"Digitalisation has major consequences for social relationships in companies. Adapting to it is like recovering an aeroplane in mid-air; you must simultaneously work very quickly while being vigilant." Uwe Combüchen, director general of Ceemet (European Tech & Industry Employers), talking about Agoria's Be the change-study.
As a representative of Ceemet, Uwe Combüchen keeps a sharp eye on any changes in the labour market. Ceemet is the European employers' organisation that looks after the interests of the metal, engineering and tech industries, with a special focus on labour market policies and industrial relations. Its members are made up of national employer organisations and federations – including Agoria – that represent more than 200,000 member companies throughout Europe.
"We were one of the first to focus on digitalisation and its impact", emphasises Ceemet's boss. That's why we published a report ("Digitalisation and the world of work") in 2016 and made proposals that were discussed in the European Commission and with the European Ministers for Work, including Kris Peeters, during two meetings of the Council of Employment and Social Affairs. We recently published an updated version. Agoria's Be the change study is an excellent supplement through its objective approach, its experience-based proposals and its markedly optimistic approach."
Uwe Combüchen: "Like Agoria, we believe that robotization is a positive thing for employment. Digitalisation should never be held back out of fear that jobs would be lost. At Ceemet, employment has increased by 1.3 million people since 2013 in the companies that we represent and that are undergoing a radical digital transformation. Other cyclical elements have probably also played a role, but the automation boom has not led to a social drama, on the contrary."
He takes it even a step further: "If we properly manage digital transformation, why couldn't production activities return to Europe thanks to robotization? We don't need to fear change." This dream is shared by Ceemet's partners, he tells us.
Digitalisation already has consequences for social relationships. There's no shortage of examples. "Take the social partners for instance", says Uwe Combüchen. "The role of the trade unions is changing. They are sometimes no longer the required channel for employee demands, and other channels are developing for mobilising within companies thanks to new technologies, such as social networks."

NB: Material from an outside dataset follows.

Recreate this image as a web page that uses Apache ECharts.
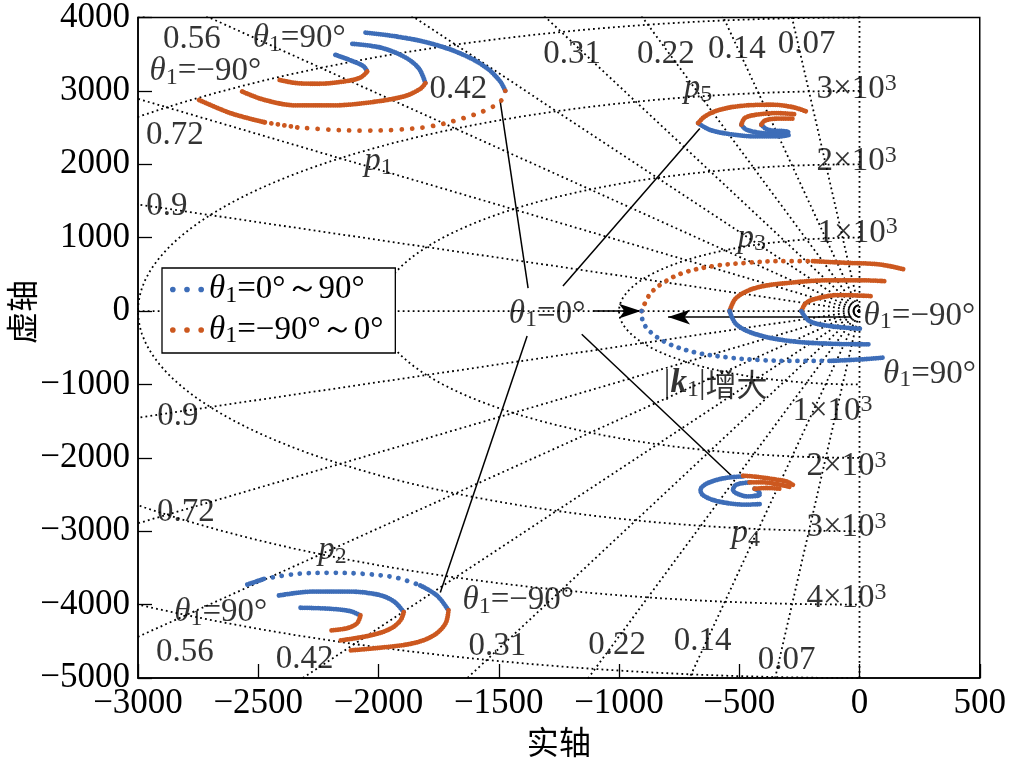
<!DOCTYPE html>
<html><head><meta charset="utf-8">
<script src="https://cdn.jsdelivr.net/npm/echarts@6.0.0/dist/echarts.min.js"></script>
<style>html,body{margin:0;padding:0;background:#fff}#c{width:1009px;height:771px}</style>
</head><body><div id="c"></div>
<script>
// ---------- axis ticks ----------
const xTicks = {min: -3000, max: 500, step: 500};
const yTicks = {min: -5000, max: 4000, step: 1000};
// ---------- s-plane grid (damping ratios / natural frequencies) ----------
const dampingRatios = [0.07, 0.14, 0.22, 0.31, 0.42, 0.56, 0.72, 0.9];
const naturalFreqs = [1000, 2000, 3000, 4000, 5000];

// ---------- root loci, [real, imag]; blue: theta1 0..90deg, orange: theta1 -90..0deg ----------
const p1BlueOuter   = [[-2054,3794],[-1923,3740],[-1785,3649],[-1646,3491],[-1549,3309],[-1494,3128],[-1473,3001]];
const p1OrangeOuter = [[-1473,3001],[-1487,2879],[-1536,2765],[-1646,2629],[-1785,2516],[-1923,2471],[-2061,2458],[-2200,2471],[-2338,2502],[-2476,2574],[-2615,2697],[-2753,2887]];
const p1BlueMid     = [[-2109,3641],[-1992,3590],[-1895,3468],[-1833,3309],[-1805,3105]];
const p1OrangeMid   = [[-1805,3105],[-1826,3029],[-1895,2924],[-2061,2833],[-2200,2802],[-2338,2802],[-2476,2879],[-2573,3001]];
const p1BlueInner   = [[-2179,3491],[-2103,3400],[-2061,3332],[-2047,3264]];
const p1OrangeInner = [[-2047,3264],[-2075,3182],[-2144,3128],[-2255,3097],[-2338,3105],[-2414,3151]];

const p2BlueOuter   = [[-2545,-3726],[-2476,-3649],[-2338,-3581],[-2200,-3567],[-2061,-3581],[-1923,-3635],[-1826,-3740],[-1757,-3876],[-1709,-4080]];
const p2OrangeOuter = [[-1709,-4080],[-1722,-4261],[-1771,-4420],[-1854,-4525],[-1992,-4587],[-2117,-4624]];
const p2BlueMid     = [[-2414,-3876],[-2269,-3822],[-2130,-3822],[-2006,-3862],[-1937,-3954],[-1895,-4103]];
const p2OrangeMid   = [[-1895,-4103],[-1909,-4216],[-1951,-4329],[-2034,-4420],[-2158,-4488]];
const p2BlueInner   = [[-2324,-4043],[-2200,-4057],[-2117,-4090],[-2075,-4148]];
const p2OrangeInner = [[-2075,-4148],[-2089,-4253],[-2130,-4321],[-2200,-4352]];

const p3OrangeOuter = [[-906,0],[-872,227],[-816,385],[-733,521],[-609,612],[-470,657],[-332,680],[-194,680],[-55,657],[83,635],[187,567]];
const p3BlueOuter   = [[-906,0],[-899,-159],[-858,-317],[-789,-453],[-678,-567],[-540,-635],[-401,-670],[-263,-680],[-125,-680],[14,-657],[97,-635]];
const p3OrangeMid   = [[-540,0],[-512,181],[-429,317],[-291,385],[-125,418],[14,418],[104,408]];
const p3BlueMid     = [[-540,0],[-512,-181],[-429,-317],[-291,-408],[-125,-445],[42,-453]];
const p3OrangeInner = [[-242,0],[-221,113],[-166,181],[-83,218],[49,204]];
const p3BlueInner   = [[-242,0],[-208,-136],[-125,-204],[7,-241]];

const p5OrangeOuter = [[-671,2561],[-643,2652],[-581,2743],[-470,2802],[-360,2811],[-277,2778],[-221,2720]];
const p5BlueOuter   = [[-671,2561],[-623,2471],[-540,2411],[-429,2380],[-332,2380],[-291,2403]];
const p5OrangeMid   = [[-491,2539],[-477,2629],[-429,2675],[-346,2697],[-270,2683]];
const p5BlueMid     = [[-491,2539],[-470,2471],[-401,2425],[-304,2411]];
const p5OrangeInner = [[-408,2539],[-394,2594],[-346,2621],[-277,2621]];
const p5BlueInner   = [[-408,2539],[-381,2471],[-304,2448],[-291,2425]];

const p4BlueOuter   = [[-484,-2254],[-540,-2267],[-595,-2302],[-643,-2366],[-661,-2438],[-653,-2502],[-609,-2574],[-540,-2621],[-470,-2638],[-408,-2629]];
const p4OrangeOuter = [[-484,-2244],[-429,-2258],[-360,-2289],[-304,-2322],[-277,-2366]];
const p4BlueMid     = [[-457,-2335],[-512,-2366],[-526,-2438],[-505,-2493],[-464,-2526],[-415,-2516]];
const p4OrangeMid   = [[-457,-2335],[-401,-2335],[-346,-2357],[-291,-2394]];
const p4BlueInner   = [[-436,-2421],[-419,-2458],[-415,-2502],[-440,-2516]];
const p4OrangeInner = [[-436,-2421],[-387,-2411],[-332,-2421]];

// ---------- leader lines and arrows (from the theta1=0 label) ----------
const leaderLines = [
  [[-1378,313],[-1494,2856]],
  [[-1233,340],[-664,2489]],
  [[-1382,-340],[-1743,-3835]],
  [[-1155,-317],[-532,-2244]]
];
const arrowLines = [
  [[-1108,0],[-909,0]],
  [[-34,-82],[-796,-82]]
];

// ---------- text annotations: [real, imag] anchor, rich text ----------
const TH = '{i|θ}{s|1}';
const annotations = [
  [[-2776,3699],'{n|0.56}'], [[-2330,3713], TH+'{n|=90°}'], [[-2720,3264], TH+'{n|=−90°}'],
  [[-2847,2394],'{n|0.72}'], [[-2000,2040],'{i|p}{s|1}'], [[-1668,3019],'{n|0.42}'],
  [[-2880,1428],'{n|0.9}'], [[-1195,3495],'{n|0.31}'], [[-805,3495],'{n|0.22}'],
  [[-510,3563],'{n|0.14}'], [[-220,3631],'{n|0.07}'], [[-672,3033],'{i|p}{s|5}'],
  [[-12,3019],'{n|3×10}{sup|3}'], [[-12,2040],'{n|2×10}{sup|3}'], [[-448,993],'{i|p}{s|3}'],
  [[-8,1061],'{n|1×10}{sup|3}'], [[249,-68], TH+'{n|=−90°}'], [[291,-857], TH+'{n|=90°}'],
  [[-598,-993],'{n||}{b|k}{s|1}{n||}{c|增大}'], [[-1299,-41], TH+'{n|=0°}'],
  [[-2834,-1428],'{n|0.9}'], [[-2801,-2747],'{n|0.72}'], [[-2191,-3264],'{i|p}{s|2}'],
  [[-2656,-4107], TH+'{n|=90°}'], [[-2805,-4651],'{n|0.56}'], [[-2307,-4746],'{n|0.42}'],
  [[-1419,-3944], TH+'{n|=−90°}'], [[-1506,-4570],'{n|0.31}'], [[-112,-1360],'{n|1×10}{sup|3}'],
  [[-54,-2122],'{n|2×10}{sup|3}'], [[-473,-3033],'{i|p}{s|4}'], [[-54,-2951],'{n|3×10}{sup|3}'],
  [[-54,-3917],'{n|4×10}{sup|3}'], [[-1008,-4556],'{n|0.22}'], [[-652,-4502],'{n|0.14}'],
  [[-303,-4760],'{n|0.07}']
];

// ---------- styling ----------
const BLUE = '#3D6DB8', ORANGE = '#CC581F';
const SERIF = 'Liberation Serif';
const CJK = 'Noto Sans CJK SC';
const NAME_B = 'θ1=0°～90°', NAME_O = 'θ1=−90°～0°';
const RICH = {
  n: {fontFamily: SERIF, fontSize: 33, color: '#000', lineHeight: 36},
  i: {fontFamily: SERIF, fontSize: 33, fontStyle: 'italic', color: '#000', lineHeight: 36},
  b: {fontFamily: SERIF, fontSize: 33, fontStyle: 'italic', fontWeight: 'bold', color: '#000', lineHeight: 36},
  s: {fontFamily: SERIF, fontSize: 24, color: '#000', verticalAlign: 'bottom', lineHeight: 20},
  sup: {fontFamily: SERIF, fontSize: 24, color: '#000', verticalAlign: 'top', lineHeight: 12},
  c: {fontFamily: CJK, fontSize: 31, color: '#000', lineHeight: 36}
};

function arc(data, color, gap) {
  return {
    type: 'line', name: color === BLUE ? NAME_B : NAME_O, data: data, smooth: 0.35,
    symbol: 'none', silent: true, z: 5, clip: true,
    itemStyle: {color: color},
    lineStyle: {color: color, width: 4.8, cap: 'round', join: 'round', type: [0.01, gap]},
    emphasis: {disabled: true}
  };
}
const DENSE = 2.2, MED = 6.5, SPARSE = 10.5;

function gridSeries(pts) {
  return {type: 'line', data: pts, symbol: 'none', silent: true, z: 1, clip: true,
    lineStyle: {color: '#000', width: 1.8, type: [1.8, 3.2]}, emphasis: {disabled: true}};
}
const series = [];
const FAR = 30000;
// imaginary axis and negative real axis
series.push(gridSeries([[0, -FAR], [0, FAR]]));
series.push(gridSeries([[0, 0], [-FAR, 0]]));
dampingRatios.forEach(z => {
  const s = Math.sqrt(1 - z * z);
  series.push(gridSeries([[0, 0], [-FAR * z, FAR * s]]));
  series.push(gridSeries([[0, 0], [-FAR * z, -FAR * s]]));
});
naturalFreqs.forEach(w => {
  const pts = [];
  for (let a = 90; a <= 270; a += 2) {
    const r = a * Math.PI / 180;
    pts.push([w * Math.cos(r), w * Math.sin(r)]);
  }
  series.push(gridSeries(pts));
});

// loci
series.push(
  arc(p1BlueOuter, BLUE, DENSE), arc(p1OrangeOuter.slice(0, 9), ORANGE, SPARSE),
  arc(p1OrangeOuter.slice(8, 10), ORANGE, MED), arc(p1OrangeOuter.slice(9), ORANGE, DENSE),
  arc(p1BlueMid, BLUE, DENSE), arc(p1OrangeMid, ORANGE, DENSE),
  arc(p1BlueInner, BLUE, DENSE), arc(p1OrangeInner, ORANGE, DENSE),

  arc(p2BlueOuter.slice(0, 2), BLUE, DENSE), arc(p2BlueOuter.slice(1, 7), BLUE, SPARSE - 1.5),
  arc(p2BlueOuter.slice(6), BLUE, DENSE), arc(p2OrangeOuter, ORANGE, DENSE),
  arc(p2BlueMid, BLUE, DENSE), arc(p2OrangeMid, ORANGE, DENSE),
  arc(p2BlueInner, BLUE, DENSE), arc(p2OrangeInner, ORANGE, DENSE),

  arc(p3OrangeOuter.slice(0, 8), ORANGE, SPARSE - 2.5), arc(p3OrangeOuter.slice(7), ORANGE, DENSE),
  arc(p3BlueOuter.slice(0, 9), BLUE, SPARSE - 2.5), arc(p3BlueOuter.slice(8), BLUE, DENSE),
  arc(p3OrangeMid, ORANGE, DENSE), arc(p3BlueMid, BLUE, DENSE),
  arc(p3OrangeInner, ORANGE, DENSE), arc(p3BlueInner, BLUE, DENSE),

  arc(p5BlueOuter, BLUE, DENSE), arc(p5BlueMid, BLUE, DENSE), arc(p5BlueInner, BLUE, DENSE),
  arc(p5OrangeOuter, ORANGE, DENSE), arc(p5OrangeMid, ORANGE, DENSE), arc(p5OrangeInner, ORANGE, DENSE),

  arc(p4BlueOuter, BLUE, DENSE), arc(p4BlueMid, BLUE, DENSE), arc(p4BlueInner, BLUE, DENSE),
  arc(p4OrangeOuter, ORANGE, DENSE), arc(p4OrangeMid, ORANGE, DENSE), arc(p4OrangeInner, ORANGE, DENSE)
);

// leader lines + arrows + annotations
series.push({
  type: 'scatter', data: annotations.map(a => ({value: a[0], label: {formatter: a[1]}})),
  symbolSize: 0, silent: true, z: 8,
  label: {show: true, position: 'inside', rich: RICH, color: '#000'},
  markLine: {
    silent: true, animation: false, symbol: ['none', 'none'], label: {show: false},
    lineStyle: {color: '#000', width: 1.5, type: 'solid'}, emphasis: {disabled: true},
    data: leaderLines.map(l => [{coord: l[0]}, {coord: l[1]}]).concat(
      arrowLines.map(l => [{coord: l[0], symbol: 'none'}, {coord: l[1], symbol: 'arrow', symbolSize: [11, 22]}]))
  }
});

const threeDots = 'path://M0,3a3,3 0 1,0 6,0a3,3 0 1,0 -6,0zM15,3a3,3 0 1,0 6,0a3,3 0 1,0 -6,0zM30,3a3,3 0 1,0 6,0a3,3 0 1,0 -6,0z';
const fmtNum = v => (v < 0 ? '−' + Math.abs(v) : String(v));

const chart = echarts.init(document.getElementById('c'), null, {renderer: 'canvas'});
chart.setOption({
  animation: false,
  backgroundColor: '#fff',
  grid: {left: 138, right: 28, top: 16, bottom: 93, show: true, borderColor: '#000', borderWidth: 1.5, backgroundColor: 'transparent'},
  xAxis: {
    type: 'value', min: xTicks.min, max: xTicks.max, interval: xTicks.step,
    name: '实轴', nameLocation: 'middle', nameGap: 46,
    nameTextStyle: {fontFamily: CJK, fontSize: 32, color: '#000'},
    axisLine: {show: true, onZero: false, lineStyle: {color: '#000', width: 1.5}},
    axisTick: {show: true, inside: true, length: 14, lineStyle: {color: '#000', width: 1.3}},
    axisLabel: {fontFamily: SERIF, fontSize: 35, color: '#000', margin: 8, formatter: fmtNum, showMinLabel: true, showMaxLabel: true, hideOverlap: false},
    splitLine: {show: false}
  },
  yAxis: {
    type: 'value', min: yTicks.min, max: yTicks.max, interval: yTicks.step,
    axisLine: {show: true, onZero: false, lineStyle: {color: '#000', width: 1.5}},
    axisTick: {show: true, inside: true, length: 14, lineStyle: {color: '#000', width: 1.3}},
    axisLabel: {fontFamily: SERIF, fontSize: 35, color: '#000', margin: 8, formatter: fmtNum, showMinLabel: true, showMaxLabel: true, hideOverlap: false},
    splitLine: {show: false}
  },
  legend: {
    data: [NAME_B, NAME_O], orient: 'vertical', left: 162, top: 268,
    padding: [5, 12, 5, 8], itemGap: 6, itemWidth: 34, itemHeight: 6, icon: threeDots,
    borderColor: '#000', borderWidth: 1.3, backgroundColor: '#fff', selectedMode: false,
    itemStyle: {borderWidth: 0},
    formatter: n => TH + (n === NAME_B ? '{n|=0°～90°}' : '{n|=−90°～0°}'),
    textStyle: {rich: RICH}
  },
  graphic: [{
    type: 'text', x: 22, y: 312, rotation: Math.PI / 2,
    style: {text: '虚轴', font: '32px "' + CJK + '"', fill: '#000', align: 'center', verticalAlign: 'middle'}
  }],
  series: series
});
</script></body></html>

Collective agreements are also developing. In Denmark, for example, a collective labour agreement has recently been concluded for a digital economic platform that unites the self-employed. Two different worlds are now blending.
Europe with three speeds
As regards digitalisation, it's by no means consistent within Europe. "It is clear that Northern Europe, including Belgium, is further along in digital transformation. There are already pragmatic discussions taking place there between social partners", says Uwe Combüchen. In the south, investments in technology are declining sooner and in the east, people are barely aware of just how important this change is. Europe must act quickly because the United States and China (and all of Asia in general) are progressing faster for various reasons."

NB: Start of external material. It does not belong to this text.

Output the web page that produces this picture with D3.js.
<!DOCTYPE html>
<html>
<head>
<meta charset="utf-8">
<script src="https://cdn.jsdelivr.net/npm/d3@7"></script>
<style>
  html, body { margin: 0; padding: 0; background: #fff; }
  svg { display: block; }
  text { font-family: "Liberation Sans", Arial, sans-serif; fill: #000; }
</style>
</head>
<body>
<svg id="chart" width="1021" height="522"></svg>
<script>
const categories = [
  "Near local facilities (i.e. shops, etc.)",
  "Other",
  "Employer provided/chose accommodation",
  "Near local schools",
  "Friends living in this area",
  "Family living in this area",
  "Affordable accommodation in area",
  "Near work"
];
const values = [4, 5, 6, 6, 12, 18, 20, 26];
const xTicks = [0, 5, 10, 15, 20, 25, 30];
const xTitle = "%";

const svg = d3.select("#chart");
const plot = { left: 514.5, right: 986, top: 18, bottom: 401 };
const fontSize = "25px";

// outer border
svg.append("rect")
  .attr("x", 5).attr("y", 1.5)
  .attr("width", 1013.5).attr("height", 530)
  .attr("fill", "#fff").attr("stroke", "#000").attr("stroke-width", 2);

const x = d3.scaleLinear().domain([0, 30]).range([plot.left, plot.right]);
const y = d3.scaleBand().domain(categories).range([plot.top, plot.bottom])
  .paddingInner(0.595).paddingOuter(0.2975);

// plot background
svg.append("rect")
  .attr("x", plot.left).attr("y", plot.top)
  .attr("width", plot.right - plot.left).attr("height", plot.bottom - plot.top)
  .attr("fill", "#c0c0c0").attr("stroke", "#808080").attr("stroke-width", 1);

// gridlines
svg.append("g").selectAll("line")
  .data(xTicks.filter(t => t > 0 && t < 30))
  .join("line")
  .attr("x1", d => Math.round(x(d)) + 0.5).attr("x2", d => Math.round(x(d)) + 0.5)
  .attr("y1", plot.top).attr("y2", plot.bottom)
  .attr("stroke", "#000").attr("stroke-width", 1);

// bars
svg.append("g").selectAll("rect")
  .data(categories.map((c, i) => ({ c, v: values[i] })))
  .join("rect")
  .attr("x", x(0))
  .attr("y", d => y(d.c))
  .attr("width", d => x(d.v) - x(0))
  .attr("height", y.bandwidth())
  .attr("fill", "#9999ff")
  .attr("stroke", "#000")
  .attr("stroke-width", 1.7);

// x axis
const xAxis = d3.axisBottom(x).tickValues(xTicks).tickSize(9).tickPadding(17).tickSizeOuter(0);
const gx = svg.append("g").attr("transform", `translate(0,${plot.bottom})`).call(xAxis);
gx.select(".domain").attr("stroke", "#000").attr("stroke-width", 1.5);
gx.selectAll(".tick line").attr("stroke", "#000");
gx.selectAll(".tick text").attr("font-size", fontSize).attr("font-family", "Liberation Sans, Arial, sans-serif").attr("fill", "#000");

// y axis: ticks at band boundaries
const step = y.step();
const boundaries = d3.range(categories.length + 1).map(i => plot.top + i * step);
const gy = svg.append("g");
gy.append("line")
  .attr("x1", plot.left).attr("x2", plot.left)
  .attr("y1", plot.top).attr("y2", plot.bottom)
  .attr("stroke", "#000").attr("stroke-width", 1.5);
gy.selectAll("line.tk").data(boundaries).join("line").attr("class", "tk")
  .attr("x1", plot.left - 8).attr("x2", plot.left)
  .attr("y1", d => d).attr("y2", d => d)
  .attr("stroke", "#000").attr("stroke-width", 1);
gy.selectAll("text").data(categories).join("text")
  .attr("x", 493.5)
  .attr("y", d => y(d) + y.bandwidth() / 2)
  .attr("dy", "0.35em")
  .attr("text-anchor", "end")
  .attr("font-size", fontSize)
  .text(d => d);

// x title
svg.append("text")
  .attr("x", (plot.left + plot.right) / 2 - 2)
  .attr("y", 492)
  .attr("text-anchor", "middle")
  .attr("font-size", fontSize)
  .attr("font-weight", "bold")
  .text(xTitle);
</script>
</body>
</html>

This is why Ceemet has set itself a goal of reducing the differences within Europe, with several successes. For example, in Bulgaria where initiatives are being taken or at the Commission where, thanks to lobbying by the organisation, resources could be made available to train SME employees on digital technologies.
Skills, skills, skills
With an eye on the European elections, Ceemet summarises its position in its memorandum with the words 'skills, skills, skills'. "We're fighting for more education and training programmes that are adapted to technological changes and that are more attractive to young people. But we also want a different dynamic at European level. We want to take down the silos and end the fragmentation of resources to get a better overall idea of the actions. The results must also be monitored and measured. And what we need the most is a long-term vision, namely with a view to 2050."
Finally, Ceemet will continue to raise awareness among companies through the affiliated federations. "Because, in line with Agoria's Be the change message, every company and every individual must take action and take advantage of the opportunities offered by digitalisation."

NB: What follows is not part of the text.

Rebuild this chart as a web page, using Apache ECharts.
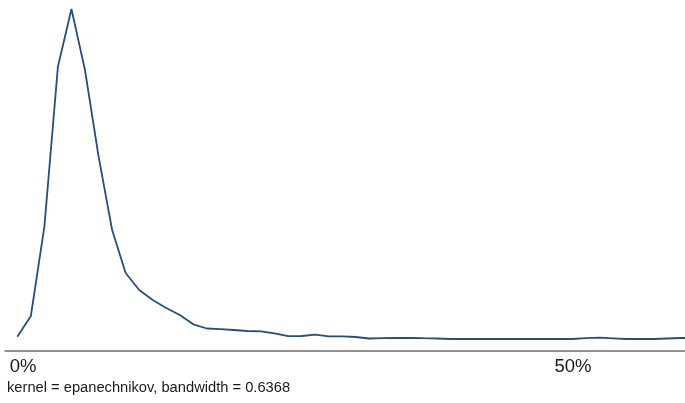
<!DOCTYPE html>
<html>
<head>
<meta charset="utf-8">
<title>Kernel density</title>
<script src="https://cdn.jsdelivr.net/npm/echarts@6/dist/echarts.min.js"></script>
<style>
  html, body { margin: 0; padding: 0; background: #ffffff; }
  #chart { width: 685px; height: 403px; }
</style>
</head>
<body>
<div id="chart"></div>
<script>
// Evaluation grid of the density estimate (percent)
const gridPoints = [
  -0.52, 0.71, 1.94, 3.17, 4.40, 5.63, 6.87, 8.10, 9.33, 10.56,
  11.79, 13.02, 14.25, 15.48, 16.71, 17.94, 19.17, 20.41, 21.64, 22.87,
  24.10, 25.33, 26.56, 27.79, 29.02, 30.25, 31.48, 32.71, 33.95, 35.18,
  36.41, 37.64, 38.87, 40.10, 41.33, 42.56, 43.79, 45.02, 46.25, 47.48,
  48.71, 49.95, 51.18, 52.41, 53.64, 54.87, 56.10, 57.33, 58.56, 59.79,
  61.02
];

// Estimated density at each grid point
const density = [
  0.0028, 0.0235, 0.1128, 0.2728, 0.3305, 0.2695, 0.1828, 0.1095, 0.0665, 0.0495,
  0.0395, 0.0315, 0.0245, 0.0152, 0.0110, 0.0103, 0.0095, 0.0085, 0.0082, 0.0062,
  0.0033, 0.0035, 0.0048, 0.0032, 0.0032, 0.0025, 0.0010, 0.0013, 0.0015, 0.0017,
  0.0013, 0.0010, 0.0005, 0.0005, 0.0005, 0.0005, 0.0005, 0.0005, 0.0005, 0.0005,
  0.0005, 0.0005, 0.0013, 0.0019, 0.0012, 0.0005, 0.0005, 0.0005, 0.0010, 0.0015,
  0.0015
];

// Labelled ticks on the horizontal axis
const tickValues = [0, 50];

const caption = 'kernel = epanechnikov, bandwidth = 0.6368';

const chart = echarts.init(document.getElementById('chart'), null, { renderer: 'canvas' });

chart.setOption({
  animation: false,
  backgroundColor: '#ffffff',
  textStyle: { fontFamily: 'Liberation Sans, Arial, sans-serif' },
  grid: { left: 5, right: 0, top: 5, bottom: 52.3, containLabel: false },
  xAxis: {
    type: 'value',
    min: -1.64,
    max: 60.18,
    axisLine: { show: true, onZero: false, lineStyle: { color: '#6e6e6e', width: 1.5 } },
    axisTick: { show: false },
    splitLine: { show: false },
    axisLabel: {
      customValues: tickValues,
      formatter: v => v + '%',
      color: '#1a1a1a',
      fontSize: 18.5,
      margin: 7,
      fontFamily: 'Liberation Sans, Arial, sans-serif'
    }
  },
  yAxis: {
    type: 'value',
    min: -0.0112,
    max: 0.3345,
    show: false,
    splitLine: { show: false }
  },
  series: [{
    type: 'line',
    data: gridPoints.map((x, i) => [x, density[i]]),
    showSymbol: false,
    smooth: false,
    lineStyle: { color: '#254f7c', width: 1.8 },
    clip: true
  }],
  graphic: [{
    type: 'text',
    left: 7,
    top: 380,
    style: {
      text: caption,
      fill: '#1a1a1a',
      fontSize: 14.7,
      fontFamily: 'Liberation Sans, Arial, sans-serif'
    }
  }]
});
</script>
</body>
</html>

Ceemet proposes actions in four areas:
- "Skills & education", or ensuring that each partner does their part, "while we've established that 80% of teachers lack sufficient digital skills"?
- "Work organisation", or ensuring that production flexibility goes hand in hand with flexibility in working hours, space ...
- "Occupational safety & health", or how to convince employees that digitalisation makes it easier for them.
- "Data and the world of work", or how to link the data revolution to balanced legislation?